A couple of Easter wines: whites with a hint of oak

Both of these are Australian chardonnays (please don’t groan!) with a subtlety of oak for a delicious weekend roast chicken.

Tesco Finest Yarra Valley Chardonnay (£11, 12.5% abv) is fermented and aged in oak barrels and has a beautiful balance of acidity and tropical fruit with a delicate creaminess and a touch of spice. I guess overly-oaked Australian chardonnay ruined the grape for lots of people but winemakers in Oz are toning down the oak and creating chardonnays of subtlety and elegance.

Here’s another one. McGuigan Shortlist Chardonnay 2016 (RRP £14, Sainsbury, 13% abv) It’s a few years since I tried this wine and I’d forgotten its delicious complexity. It is made from grapes grown in the cool climate of the Adelaide Hills which creates a fresh, zingy wine. Fermentation in oak takes hold naturally – via the wild yeast on the grapes and in the winery –  and the wine is stirred on the lees for eight months. All those processes deliver a multi-layered wine with lemon and dried honey, grilled pineapple, dried apples, vanilla and herbs.

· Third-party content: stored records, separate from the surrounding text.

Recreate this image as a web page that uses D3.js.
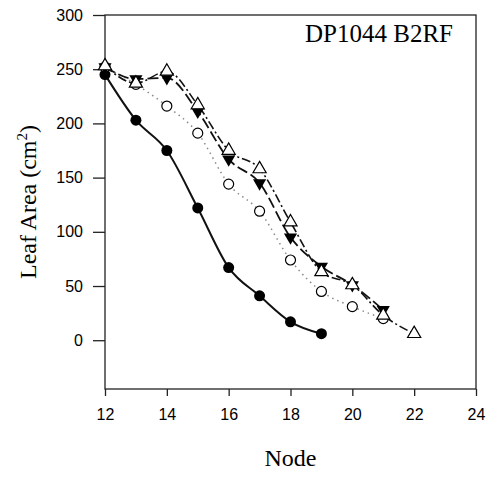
<!DOCTYPE html>
<html>
<head>
<meta charset="utf-8">
<script src="https://cdn.jsdelivr.net/npm/d3@7"></script>
<style>
  body { margin: 0; background: white; }
</style>
</head>
<body>
<div id="chart"></div>
<script>
// Chart data
const nodesA = [12, 13, 14, 15, 16, 17, 18, 19];
const filledCircles = [245, 203, 175, 122, 67, 41, 17, 6];

const nodesB = [12, 13, 14, 15, 16, 17, 18, 19, 20, 21];
const openCircles = [252, 236, 216, 191, 144, 119, 74, 45, 31, 20];

const nodesC = [12, 13, 14, 15, 16, 17, 18, 19, 20, 21];
const downTriangles = [252, 241, 242, 211, 167, 145, 95, 68, 51, 28];

const nodesD = [12, 13, 14, 15, 16, 17, 18, 19, 20, 21, 22];
const upTriangles = [253, 237, 248, 217, 175, 158, 109, 63, 51, 23, 6];

const xTicks = [12, 14, 16, 18, 20, 22, 24];
const yTicks = [0, 50, 100, 150, 200, 250, 300];

const width = 489;
const height = 477;
const margin = { left: 105, right: 13, top: 15, bottom: 88 };

const svg = d3.select("#chart")
  .append("svg")
  .attr("width", width)
  .attr("height", height)
  .style("background-color", "white");

// Scales
const x = d3.scaleLinear()
  .domain([12, 24])
  .range([margin.left, width - margin.right]);

const y = d3.scaleLinear()
  .domain([-45, 300])
  .range([height - margin.bottom, margin.top]);

// Frame around the plot
svg.append("rect")
  .attr("x", x(12))
  .attr("y", y(300))
  .attr("width", x(24) - x(12))
  .attr("height", y(-45) - y(300))
  .attr("fill", "none")
  .attr("stroke", "#222")
  .attr("stroke-width", 1.3);

// Axes
const xAxis = svg.append("g")
  .attr("transform", `translate(0,${y(-45)})`)
  .call(d3.axisBottom(x).tickValues(xTicks).tickSize(7).tickPadding(13));

const yAxis = svg.append("g")
  .attr("transform", `translate(${x(12)},0)`)
  .call(d3.axisLeft(y).tickValues(yTicks).tickSize(12).tickPadding(10));

[xAxis, yAxis].forEach(g => {
  g.select(".domain").remove();
  g.selectAll("line").attr("stroke", "#222").attr("stroke-width", 1.3);
  g.selectAll("text")
    .style("font-family", "Liberation Sans, Arial, sans-serif")
    .style("font-size", "16px")
    .attr("fill", "black");
});

// Axis titles
svg.append("text")
  .attr("x", (x(12) + x(24)) / 2)
  .attr("y", 466)
  .attr("text-anchor", "middle")
  .style("font-family", "Liberation Serif, Times New Roman, serif")
  .style("font-size", "24px")
  .text("Node");

const yLabel = svg.append("text")
  .attr("transform", `translate(36,${(y(300) + y(-45)) / 2}) rotate(-90)`)
  .attr("text-anchor", "middle")
  .style("font-family", "Liberation Serif, Times New Roman, serif")
  .style("font-size", "24px");
yLabel.append("tspan").text("Leaf Area (cm");
yLabel.append("tspan").attr("dy", -9).style("font-size", "15px").text("2");
yLabel.append("tspan").attr("dy", 9).text(")");

// Panel label
svg.append("text")
  .attr("x", 305)
  .attr("y", 42)
  .attr("text-anchor", "start")
  .style("font-family", "Liberation Serif, Times New Roman, serif")
  .style("font-size", "25px")
  .text("DP1044 B2RF");

// Line generator
const line = d3.line()
  .x(d => x(d[0]))
  .y(d => y(d[1]))
  .curve(d3.curveMonotoneX);

const pairs = (xs, ys) => xs.map((v, i) => [v, ys[i]]);

const seriesA = pairs(nodesA, filledCircles);
const seriesB = pairs(nodesB, openCircles);
const seriesC = pairs(nodesC, downTriangles);
const seriesD = pairs(nodesD, upTriangles);

// Lines
svg.append("path")
  .attr("d", line(seriesB))
  .attr("fill", "none")
  .attr("stroke", "#8a8a8a")
  .attr("stroke-width", 1.5)
  .attr("stroke-dasharray", "1.5,4");

svg.append("path")
  .attr("d", line(seriesD))
  .attr("fill", "none")
  .attr("stroke", "#111")
  .attr("stroke-width", 1.6)
  .attr("stroke-dasharray", "9,3,2,3");

svg.append("path")
  .attr("d", line(seriesC))
  .attr("fill", "none")
  .attr("stroke", "#111")
  .attr("stroke-width", 1.8)
  .attr("stroke-dasharray", "11,4");

svg.append("path")
  .attr("d", line(seriesA))
  .attr("fill", "none")
  .attr("stroke", "#111")
  .attr("stroke-width", 2);

// Markers
svg.append("g")
  .selectAll("circle")
  .data(seriesA)
  .enter().append("circle")
  .attr("cx", d => x(d[0]))
  .attr("cy", d => y(d[1]))
  .attr("r", 5.5)
  .attr("fill", "black");

svg.append("g")
  .selectAll("circle")
  .data(seriesB)
  .enter().append("circle")
  .attr("cx", d => x(d[0]))
  .attr("cy", d => y(d[1]))
  .attr("r", 5)
  .attr("fill", "white")
  .attr("stroke", "black")
  .attr("stroke-width", 1.2);

const tri = d3.symbol().type(d3.symbolTriangle).size(75);

svg.append("g")
  .selectAll("path")
  .data(seriesC)
  .enter().append("path")
  .attr("d", tri)
  .attr("transform", d => `translate(${x(d[0])},${y(d[1])}) rotate(180)`)
  .attr("fill", "black");

svg.append("g")
  .selectAll("path")
  .data(seriesD)
  .enter().append("path")
  .attr("d", tri)
  .attr("transform", d => `translate(${x(d[0])},${y(d[1])})`)
  .attr("fill", "white")
  .attr("stroke", "black")
  .attr("stroke-width", 1.2);
</script>
</body>
</html>
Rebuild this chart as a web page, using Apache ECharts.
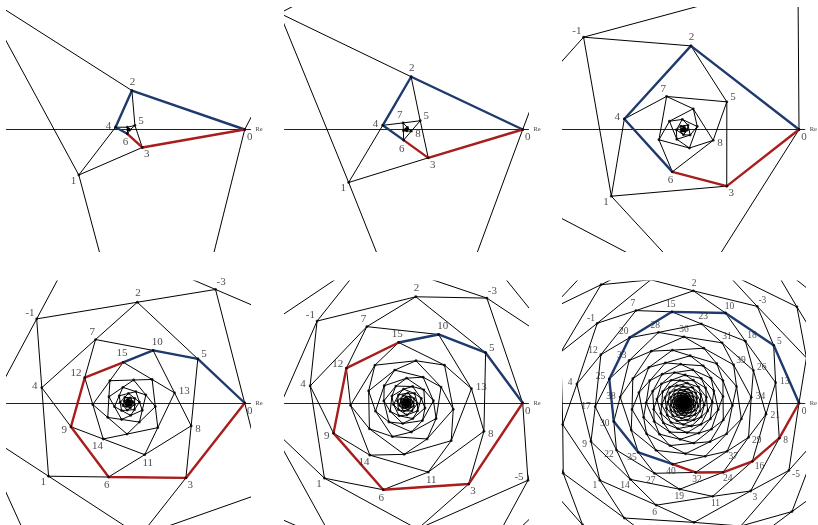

A couple of Easter wines: reds for your Easter lamb

Seascape Malbec 2017 (£8, Booths, 14.5% abv) hails from South Africa and is part of a new Capeography range created by Boutinot. The company is celebrating South African vineyards from inland (Landscape) to altitude (Cloudscape) and coastal which is this range, Seascape. The wine has aromas of plums, cold tea and pepper. A strange mix you might think, but this is an easy-drinking medium-bodied wine not a punchy malbec from Argentina.

I’ll nip now to Aldi and Te Haupapa Central Otago Pinot Noir (£8.99, 13% abv) which is one of their Easter limited edition buys. I loved this wine. It has a nose that just keeps on delivering, with eucalyptus, raspberry, gentle red fruits, a peep of prunes, black cherry and a seam of earth. It is named Te Haupapa or The Frosts after the weather in Central Otago, the world’s most southernmost wine-making region in New Zealand.